Metolius Mountain Products Inc. (now Metolius Climbing) was the first US based company to produce holds / wall tiles / training boards in this country. I believe it was 87/88 we made our first product called Macro Tiles. They were big hexagonal shaped tiles which you could cover a flat wall with. Each one was about 16" corner to corner...we had about 20 different tiles. The mix was quite dry and the texture was very aggressive (i.e. it shredded your skin off pretty rapidly. The actual grips on the tiles were sharp and quite painful too...much like our home town crag of Smith Rock. You must remember, there were only a couple of hold makers on the planet (at this point in time). And they were in Europe, so we didn't really have anything to compare with. Although the texture sucked and the holds were freaking painful...they were super effective & no longer did we have to suffer through winter without any kind of climbing training. We immediately saw that if we could dial in the mix and make less painful holds...indoor climbing could potentially become a huge thing (little did we know how huge). However the real reason we wanted them was for ourselves. Basically to get through the harsh Oregon winter without losing all the fitness you had gained from the previous climbing season. It just so happened, that other people wanted them too and so another branch of Metolius was formed apart from our Metal Shop which produced Slider Nuts and the first TCU's (Three Cam Units, aka mini cams). A big part of the reason that the holds were originally so painful was that we were trying to imitate real rock. Eventually we figured that the edge radiuses should become smoother and our focused shifted to making more comfortable shapes which didn't load the joints like real rock (i.e. save the joints for the real rock).

After we made our Marco Tiles we made a prototype hang board, which a year or two later became the Simulator (currently in its 6th generation and probably the best selling hang board of all time). IT too had sharp edge radii and a texture which was sub-optimal, but we could tell it was going to build contact strength like nobody’s business. Hang boards are super effective training tools for those dedicated enough to use them. We started developing routines and timing each other with stop watches and the whole deal. We were a bunch of training junkies back then, hammering the iron (weight training) and once we had some training specific tools, were into full on into power training and power/endurance training with respect to contact strength (fingers and forearms). After a couple of months in the gym we'd do weighted pull-ups (on the bar and hang boards) and eventually got to where we could do a single pull-up with body weight. For me this was strapping on 3 big plates, plus a few small ones, (45 lb. each big plate, clipped to your harness, your partner would have to help you onto the bar)) and then doing a single pull-up (chin over the bar!). You had to really psych hard for these, but they pretty much defined the term maximal contraction / pure power! We played with all kinds of different routines and edge/pocket/pinch layouts and lots of one arm stuff too. The results were obvious...basically you could get dead strong in the gym over the winter, but you'd lose your footwork/technique to some degree and your head would be worthless for hard leads on real rock...none the less...you could almost start the new season where you had left off the previous year.

Lastly we started working on what we termed "Modular Holds" which could be applied to any wall w/ a tee nut anchoring system, they spun 360 degrees and got better or worse depending upon its orientation.
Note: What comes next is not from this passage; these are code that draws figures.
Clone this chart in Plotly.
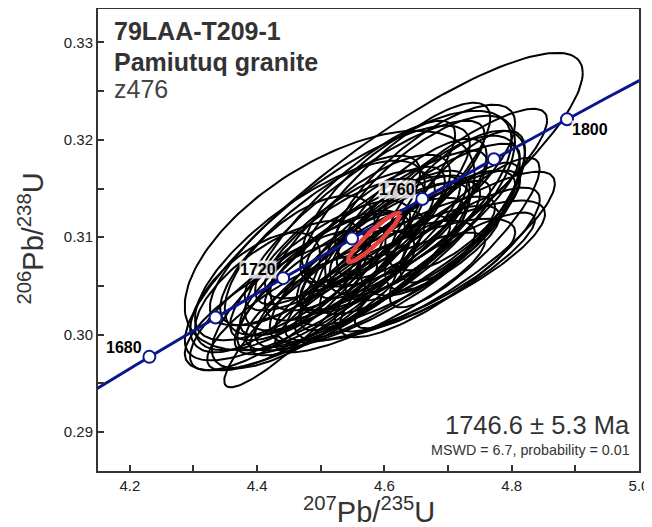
import numpy as np
import plotly.graph_objects as go

# ---- data ----
# ellipse centres (207Pb/235U, 206Pb/238U), 2-sigma half widths and error correlation
x207 = [4.599, 4.514, 4.675, 4.635, 4.656, 4.687, 4.695, 4.687, 4.656, 4.617,
        4.467, 4.474, 4.546, 4.577, 4.530, 4.562, 4.596, 4.499, 4.467, 4.436,
        4.711, 4.711, 4.617, 4.554, 4.656, 4.617, 4.562, 4.514, 4.486, 4.726,
        4.719, 4.585, 4.538, 4.643, 4.455, 4.593, 4.695, 4.565, 4.397, 4.664,
        4.522, 4.624, 4.546, 4.609, 4.499, 4.640, 4.530, 4.569, 4.483, 4.609,
        4.562, 4.436, 4.672, 4.624]
y206 = [0.31314, 0.30966, 0.31345, 0.31396, 0.31325, 0.31222, 0.30853, 0.30741, 0.30659, 0.30556,
        0.30351, 0.30280, 0.30505, 0.30741, 0.30864, 0.31048, 0.30966, 0.30659, 0.30710, 0.30505,
        0.31273, 0.31376, 0.31458, 0.31253, 0.30946, 0.30812, 0.30638, 0.30536, 0.30454, 0.31048,
        0.31150, 0.31109, 0.30987, 0.31294, 0.30228, 0.30433, 0.30659, 0.30864, 0.30433, 0.31560,
        0.30710, 0.31069, 0.30812, 0.30679, 0.30966, 0.31089, 0.31120, 0.31222, 0.30864, 0.30915,
        0.30505, 0.30351, 0.31017, 0.30710]
s207 = [0.3126, 0.2278, 0.1806, 0.1649, 0.1492, 0.1257, 0.1728, 0.1571, 0.1963, 0.1885,
        0.1806, 0.1257, 0.1571, 0.1571, 0.1492, 0.1414, 0.1335, 0.1414, 0.1178, 0.1335,
        0.1100, 0.1100, 0.1492, 0.1571, 0.1571, 0.1492, 0.1649, 0.1492, 0.1571, 0.1178,
        0.0942, 0.1100, 0.1257, 0.1178, 0.1335, 0.1649, 0.1414, 0.1963, 0.1021, 0.1414,
        0.1100, 0.1100, 0.1728, 0.1649, 0.1571, 0.1728, 0.2042, 0.1885, 0.1806, 0.1414,
        0.1806, 0.1414, 0.1335, 0.1571]
s206 = [0.01578, 0.01127, 0.00973, 0.00902, 0.00922, 0.00820, 0.00820, 0.00768, 0.00717, 0.00635,
        0.00717, 0.00820, 0.00717, 0.00820, 0.00820, 0.00799, 0.00717, 0.00717, 0.00717, 0.00666,
        0.00820, 0.00717, 0.00922, 0.00943, 0.00738, 0.00768, 0.00768, 0.00738, 0.00799, 0.00768,
        0.00615, 0.00615, 0.00615, 0.00717, 0.00594, 0.00615, 0.00594, 0.01025, 0.00615, 0.00799,
        0.00564, 0.00564, 0.00820, 0.00738, 0.00871, 0.00871, 0.01025, 0.00973, 0.00922, 0.00666,
        0.00666, 0.00717, 0.00666, 0.00615]
rho = [0.87, 0.60, 0.88, 0.66, 0.71, 0.66, 0.85, 0.84, 0.81, 0.78,
       0.76, 0.92, 0.85, 0.81, 0.76, 0.76, 0.81, 0.78, 0.62, 0.66,
       0.76, 0.66, 0.83, 0.85, 0.85, 0.87, 0.83, 0.81, 0.76, 0.85,
       0.78, 0.76, 0.76, 0.76, 0.81, 0.85, 0.87, 0.88, 0.62, 0.76,
       0.71, 0.76, 0.85, 0.85, 0.80, 0.85, 0.82, 0.85, 0.75, 0.80,
       0.80, 0.80, 0.78, 0.82]

# weighted mean / concordia ellipse
mean_x207 = [4.5835]
mean_y206 = [0.30997]
mean_s207 = [0.0408]
mean_s206 = [0.00251]
mean_rho = [0.93]

# concordia tick ages (Ma) and labelled ages
tick_ages = [1680, 1700, 1720, 1740, 1760, 1780, 1800]
label_ages = [1680, 1720, 1760, 1800]

LAMBDA238 = 1.55125e-10
LAMBDA235 = 9.8485e-10


def concordia(t_ma):
    t = np.asarray(t_ma, dtype=float) * 1e6
    return np.exp(LAMBDA235 * t) - 1.0, np.exp(LAMBDA238 * t) - 1.0


def ellipse_path(cx, cy, sx, sy, r, n=160):
    xs, ys = [], []
    th = np.linspace(0, 2 * np.pi, n)
    for a, b, c, d, e in zip(cx, cy, sx, sy, r):
        xs += list(a + c * np.cos(th)) + [None]
        ys += list(b + d * (e * np.cos(th) + np.sqrt(1 - e * e) * np.sin(th))) + [None]
    return xs, ys


FONT = "Liberation Sans"
fig = go.Figure()

ex, ey = ellipse_path(x207, y206, s207, s206, rho)
fig.add_trace(go.Scatter(x=ex, y=ey, mode="lines",
                         line=dict(color="black", width=2), hoverinfo="skip"))

cx_line, cy_line = concordia(np.arange(1640, 1841, 1))
fig.add_trace(go.Scatter(x=cx_line, y=cy_line, mode="lines",
                         line=dict(color="#0c168c", width=3), hoverinfo="skip"))

mx, my = ellipse_path(mean_x207, mean_y206, mean_s207, mean_s206, mean_rho)
fig.add_trace(go.Scatter(x=mx, y=my, mode="lines",
                         line=dict(color="#e8403a", width=4.5), hoverinfo="skip"))

tx, ty = concordia(tick_ages)
fig.add_trace(go.Scatter(x=tx, y=ty, mode="markers",
                         marker=dict(size=12, color="white",
                                     line=dict(color="#0c168c", width=2)),
                         hoverinfo="skip"))

lx, ly = concordia(label_ages)
for age, xv, yv in zip(label_ages, lx, ly):
    right = age == max(label_ages)
    fig.add_annotation(x=xv, y=yv, text=f"<b>{age}</b>", showarrow=False,
                       xshift=23 if right else -25, yshift=-10 if right else 9,
                       font=dict(size=16, color="black", family=FONT),
                       bgcolor="rgba(255,255,255,0.8)", borderpad=0)

title_font = dict(family=FONT, size=25, color="#333333")
fig.add_annotation(xref="paper", yref="paper", x=0.026, y=0.953, xanchor="left", yanchor="middle",
                   text="<b>79LAA-T209-1</b>", showarrow=False, font=title_font)
fig.add_annotation(xref="paper", yref="paper", x=0.026, y=0.886, xanchor="left", yanchor="middle",
                   text="<b>Pamiutuq granite</b>", showarrow=False, font=title_font)
fig.add_annotation(xref="paper", yref="paper", x=0.026, y=0.827, xanchor="left", yanchor="middle",
                   text="z476", showarrow=False, font=dict(family=FONT, size=25, color="#444444"))
fig.add_annotation(xref="paper", yref="paper", x=0.987, y=0.100, xanchor="right", yanchor="middle",
                   text="1746.6 ± 5.3 Ma", showarrow=False,
                   font=dict(family=FONT, size=25.5, color="#333333"))
fig.add_annotation(xref="paper", yref="paper", x=0.987, y=0.046, xanchor="right", yanchor="middle",
                   text="MSWD = 6.7, probability = 0.01", showarrow=False,
                   font=dict(family=FONT, size=14.3, color="#333333"))

# axis titles
fig.add_annotation(xref="paper", yref="paper", x=0.5, y=-0.084, xanchor="center", yanchor="middle",
                   text="<sup>207</sup>Pb/<sup>235</sup>U", showarrow=False,
                   font=dict(family=FONT, size=29, color="#333333"))
fig.add_annotation(xref="paper", yref="paper", x=-0.124, y=0.503, xanchor="center", yanchor="middle",
                   text="<sup>206</sup>Pb/<sup>238</sup>U", showarrow=False, textangle=-90,
                   font=dict(family=FONT, size=29, color="#333333"))

axis_common = dict(showgrid=False, zeroline=False, showline=True, linecolor="#333333",
                   linewidth=2, mirror=True, ticks="inside", ticklen=6, tickwidth=1.5,
                   automargin=False,
                   tickcolor="#333333", tickfont=dict(family=FONT, size=15, color="#222222"))

# the page adds an 8px body margin, so the figure margins are offset by 8px
fig.update_layout(
    width=652, height=527,
    margin=dict(l=90, r=21, t=1, b=64),
    paper_bgcolor="white", plot_bgcolor="white",
    showlegend=False,
    xaxis=dict(range=[4.15, 5.0], tick0=4.2, dtick=0.2, tickformat=".1f",
               minor=dict(dtick=0.1, tick0=4.1, ticks="inside", ticklen=6, tickwidth=1.5, tickcolor="#333333"),
               **axis_common),
    yaxis=dict(range=[0.28601, 0.33342], tick0=0.29, dtick=0.01, tickformat=".2f",
               minor=dict(dtick=0.005, tick0=0.285, ticks="inside", ticklen=6, tickwidth=1.5, tickcolor="#333333"),
               **axis_common),
)

fig.write_html("out.html")
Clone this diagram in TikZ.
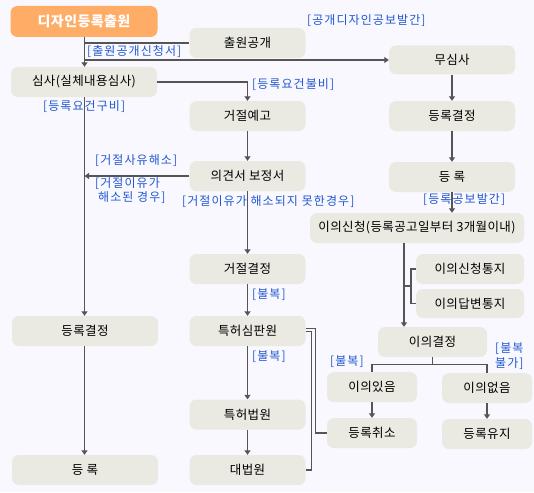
\documentclass[tikz,border=0pt]{standalone}
\usepackage{fontspec}
\setmainfont{Noto Sans CJK KR}
\newfontfamily\boxfont{Noto Sans CJK KR}[LetterSpace=3]
\newfontfamily\lblfont{Noto Sans CJK KR}[LetterSpace=9]
\usetikzlibrary{arrows.meta, positioning, calc}
\definecolor{bggray}{HTML}{F8F8FE}
\definecolor{boxgray}{HTML}{EAEAE3}
\definecolor{applyorange}{HTML}{FFAC66}
\definecolor{lblblue}{HTML}{2158D0}
\definecolor{linegray}{HTML}{555555}
\tikzset{box/.style={fill=boxgray, rounded corners=7pt, minimum height=30pt, inner sep=0pt, font=\boxfont\fontsize{12.5}{14}\selectfont}}
\tikzset{lbl/.style={anchor=west, inner sep=0pt, text=lblblue, font=\lblfont\fontsize{12}{14.5}\selectfont, align=left}}
\tikzset{flow/.style={draw=linegray, line width=1.3pt}}
\tikzset{arr/.style={flow, -{Triangle[length=4.5pt, width=6pt]}}}

\begin{document}
\begin{tikzpicture}[x=1pt, y=-1pt]
\fill[bggray] (0,0) rectangle (534,492);
\useasboundingbox (0,0) rectangle (534,492);

% left column
\node[box, fill=applyorange, text=white, minimum width=147pt, minimum height=31pt, font=\boxfont\fontsize{14}{16}\selectfont\bfseries] (apply) at (84,21.5) {디자인등록출원};
\node[box, minimum width=146pt] (exam)    at (84,82)  {심사(실체내용심사)};
\node[box, minimum width=146pt] (regdecL) at (85,331) {등록결정};
\node[box, minimum width=146pt] (regL)    at (85,470) {등 록};

% middle column
\node[box, minimum width=116pt] (pub)      at (247.5,43)    {출원공개};
\node[box, minimum width=116pt] (notice)   at (247.5,116)   {거절예고};
\node[box, minimum width=116pt] (opinion)  at (247.5,176)   {의견서 보정서};
\node[box, minimum width=116pt] (reject)   at (247.5,269)   {거절결정};
\node[box, minimum width=116pt] (tribunal) at (247.5,331)   {특허심판원};
\node[box, minimum width=116pt] (patcourt) at (247.5,414.5) {특허법원};
\node[box, minimum width=116pt] (supreme)  at (247.5,470)   {대법원};

% right column
\node[box, minimum width=126pt, minimum height=29pt] (noexam) at (452,60) {무심사};
\node[box, minimum width=126pt] (regdecR)   at (452,116)   {등록결정};
\node[box, minimum width=126pt] (regR)      at (452,177)   {등 록};
\node[box, minimum width=214pt] (oppose)    at (417,228)   {이의신청(등록공고일부터 3개월이내)};
\node[box, minimum width=108pt] (oppnotice) at (470,269)   {이의신청통지};
\node[box, minimum width=108pt, minimum height=29pt] (oppreply) at (470,303.5) {이의답변통지};
\node[box, minimum width=109pt] (oppdec)    at (432.5,342) {이의결정};
\node[box, minimum width=90pt]  (objyes)    at (372,387)   {이의있음};
\node[box, minimum width=90pt]  (objno)     at (487,388)   {이의없음};
\node[box, minimum width=90pt]  (cancel)    at (372,433)   {등록취소};
\node[box, minimum width=90pt]  (keep)      at (487,434)   {등록유지};

\coordinate (leftx) at (84.5,0);
\coordinate (oppx) at (404,0);
\coordinate (brk) at (411,286);

% connectors
\draw[arr] (apply.south -| leftx) -- (exam.north -| leftx);
\draw[flow] (leftx |- pub.west) -- (pub.west);
\draw[arr] (leftx |- noexam.west) -- (noexam.west);
\draw[arr] (exam.east) -| (notice.north);
\draw[arr] (exam.south -| leftx) -- (regdecL.north -| leftx);
\draw[arr] (regdecL.south -| leftx) -- (regL.north -| leftx);
\draw[arr] (notice.south) -- (opinion.north);
\draw[arr] (opinion.west) -- (opinion.west -| leftx);
\draw[arr] (opinion.south) -- (reject.north);
\draw[arr] (reject.south) -- (tribunal.north);
\draw[arr] (tribunal.south) -- (patcourt.north);
\draw[arr] (patcourt.south) -- (supreme.north);
\draw[flow] ([yshift=2.5pt]tribunal.east) -- ++(10,0) |- (cancel.west);
\draw[flow] ([yshift=-0.5pt]tribunal.east) -- ++(6,0) |- (supreme.east);
\draw[arr] (noexam.south) -- (regdecR.north);
\draw[arr] (regdecR.south) -- (regR.north);
\draw[arr] (regR.south) -- (regR.south |- oppose.north);
\draw[arr] (oppose.south -| oppx) -- (oppdec.north -| oppx);
\draw[flow] (oppnotice.west) -| (brk) |- (oppreply.west);
\draw[flow] (brk) -- (brk -| oppx);
\draw[flow] (oppdec.south) -- ++(0,7) coordinate (fork);
\draw[flow] (objyes.north) |- (fork) -| (objno.north);
\draw[arr] (objyes.south) -- (cancel.north);
\draw[arr] (objno.south) -- (keep.north);

% labels
\node[lbl] (lpubgaz)   at (307,21)    {[공개디자인공보발간]};
\node[lbl] (lpubreq)   at (87,52)     {[출원공개신청서]};
\node[lbl] (lunmet)    at (252,85)    {[등록요건불비]};
\node[lbl] (lmet)      at (43,107)    {[등록요건구비]};
\node[lbl] (lsolved)   at (95,161)    {[거절사유해소]};
\node[lbl] (lsolved2)  at (95,190.5)  {[거절이유가\\\hspace{3pt}해소된 경우]};
\node[lbl] (lunsolved) at (182,202)   {[거절이유가 해소되지 못한경우]};
\node[lbl] (lreggaz)   at (423,200)   {[등록공보발간]};
\node[lbl] (lappeal1)  at (252,295)   {[불복]};
\node[lbl] (lappeal2)  at (252,357)   {[불복]};
\node[lbl] (lappeal3)  at (330,362)   {[불복]};
\node[lbl] (lnoappeal) at (495,356)   {[불복\\불가]};
\end{tikzpicture}
\end{document}
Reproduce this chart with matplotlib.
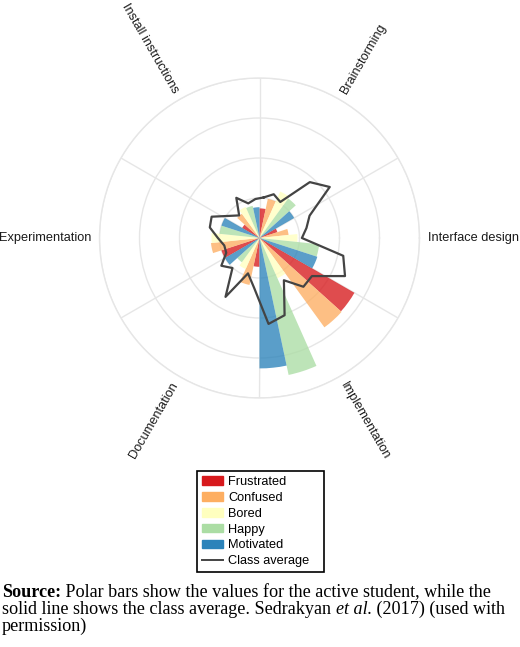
import numpy as np
import matplotlib
matplotlib.use("Agg")
import matplotlib.pyplot as plt
from matplotlib.patches import Patch
from matplotlib.lines import Line2D

plt.rcParams['font.family'] = ['Liberation Sans', 'DejaVu Sans']

categories = ["Brainstorming", "Interface design", "Implementation",
              "Documentation", "Experimentation", "Install instructions"]
emotions = ["Frustrated", "Confused", "Bored", "Happy", "Motivated"]
colors = ["#d7191c", "#fdae61", "#ffffbf", "#abdda4", "#2b83ba"]

# active student, one value per category
frustrated = [0.74, 0.47, 2.74, 0.72, 1.00, 0.50]
confused = [1.00, 0.73, 2.76, 1.20, 1.22, 0.75]
bored = [1.27, 0.95, 1.10, 0.85, 1.20, 0.85]
happy = [1.22, 1.50, 3.50, 0.75, 1.00, 0.82]
motivated = [1.00, 1.52, 3.26, 1.00, 1.00, 0.77]

# class average, one value per category
avg_frustrated = [1.02, 1.37, 1.62, 1.26, 0.91, 0.94]
avg_confused = [1.15, 1.20, 1.64, 0.93, 0.90, 0.76]
avg_bored = [1.04, 1.06, 1.22, 1.70, 1.04, 1.16]
avg_happy = [1.88, 2.14, 2.03, 1.01, 1.27, 0.91]
avg_motivated = [2.17, 2.34, 2.16, 1.18, 1.31, 0.98]

student = [frustrated, confused, bored, happy, motivated]
average = [avg_frustrated, avg_confused, avg_bored, avg_happy, avg_motivated]

W, H = 520, 647
fig = plt.figure(figsize=(W / 100, H / 100), dpi=100)
cx, cy, R = 259.5, 238, 160
ax = fig.add_axes([(cx - R) / W, (H - cy - R) / H, 2 * R / W, 2 * R / H],
                  projection='polar')

n_cat = len(categories)
n_emo = len(emotions)
sector = 360 / n_cat
step = sector / n_emo

# bars: clockwise from the top, each sector holds the five emotions
for e in range(n_emo):
    th = [np.deg2rad(90 - sector * c - step * (e + 0.5)) for c in range(n_cat)]
    ax.bar(th, student[e], width=np.deg2rad(step), color=colors[e],
           alpha=0.78, linewidth=0, zorder=2)

# class average polygon
th_avg, r_avg = [], []
for c in range(n_cat):
    for e in range(n_emo):
        th_avg.append(np.deg2rad(90 - sector * c - step * (e + 0.5)))
        r_avg.append(average[e][c])
th_avg.append(th_avg[0])
r_avg.append(r_avg[0])
ax.plot(th_avg, r_avg, color='#444444', lw=1.6, zorder=3)

ax.set_ylim(0, 4)
ax.set_rgrids([1, 2, 3, 4], labels=[])
ax.set_thetagrids([30, 90, 150, 210, 270, 330], labels=[])
ax.grid(color='#e6e6e6', lw=1.0)
ax.spines['polar'].set_color('#e6e6e6')
ax.spines['polar'].set_linewidth(1.0)
ax.set_axisbelow(True)

# category labels around the circle
for c, name in enumerate(categories):
    ang = 90 - sector * c - sector / 2
    a = (ang + 180) % 360 - 180
    if -90 < a < 90:
        rot, ha = a, 'left'
    else:
        rot, ha = a - 180 if a > 0 else a + 180, 'right'
    if abs(a) < 1:
        rot = 0
    ax.text(np.deg2rad(ang), 4.2, name, rotation=rot, ha=ha, va='center',
            rotation_mode='anchor', fontsize=9.2, color='#1a1a1a')

handles = [Patch(facecolor=col, edgecolor=col) for col in colors]
handles.append(Line2D([0], [0], color='#444444', lw=1.4))
leg = fig.legend(handles, emotions + ["Class average"], loc='upper left',
                 bbox_to_anchor=(197 / W, 1 - 471 / H - 0.01, 127 / W, 0.01),
                 mode='expand', borderaxespad=0, fontsize=9.2,
                 handlelength=1.6, handleheight=0.65, handletextpad=0.45,
                 labelspacing=0.3, borderpad=0.4, fancybox=False,
                 framealpha=1)
leg.get_frame().set_edgecolor('black')
leg.get_frame().set_linewidth(1.2)

# caption with mixed styles
fig.canvas.draw()
renderer = fig.canvas.get_renderer()


def put_line(y, pieces, size=13.1):
    x = 2 / W
    for s, kw in pieces:
        t = fig.text(x, 1 - y / H, s, fontsize=size, va='baseline',
                     family='Liberation Serif', **kw)
        x += t.get_window_extent(renderer).width / W


put_line(597, [("Source:", dict(weight='bold')),
               (" Polar bars show the values for the active student, while the", {})])
put_line(614, [("solid line shows the class average. Sedrakyan ", {}),
               ("et al.", dict(style='italic')),
               (" (2017) (used with", {})])
put_line(631, [("permission)", {})])

fig.savefig("out.png", dpi=100)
The first "Mods" were super crude, but again highly effective. It was obvious that to really train for climbing...you had to climb. Yes, weight training, hang board training were effective albeit a bit boring...but if you could build a cool wall and put a good variety of holds onto that wall, you'd have the absolute best training venue in the world. And this became our mission. Our production method back then was to shape the holds in clay...yes clay. Then to let in harden to the green state (but not fired in a kiln), we would then take the "green hold" and use polyester resin (catalyzed) and paint the resin on the hold shape and then sprinkle sand onto to it. The sand would stick to the sticky resin and then once the resin went off, we'd have a "moldable master hold" which we could then cover in mold making material. Once we had the mold we could produce a bunch of holds from that one master. Now days you shape in various densities of foam and the pore spaces in the foam give you the texture in negatives. Our original system worked just the opposite, but had largely the same results. We played with a bunch of hold mixes, mold materials, curing agents etc. and spoke with chemist’s at large chemical companies questioning them and trying to get a much knowledge about the resins as possible. Metolius has always been pretty transparent when it comes to sharing technology. I can’t tell you how many “bros” I toured through the hold shop back in the day basically revealing how we did all this. I can think of at least three guys who I toured through the Metolius facility that went home and started their own hold companies. At the end of the day I think this was the best thing we could have done…because it helped the industry reach the “tipping point” way quicker than if we had just horded all the technology ourselves.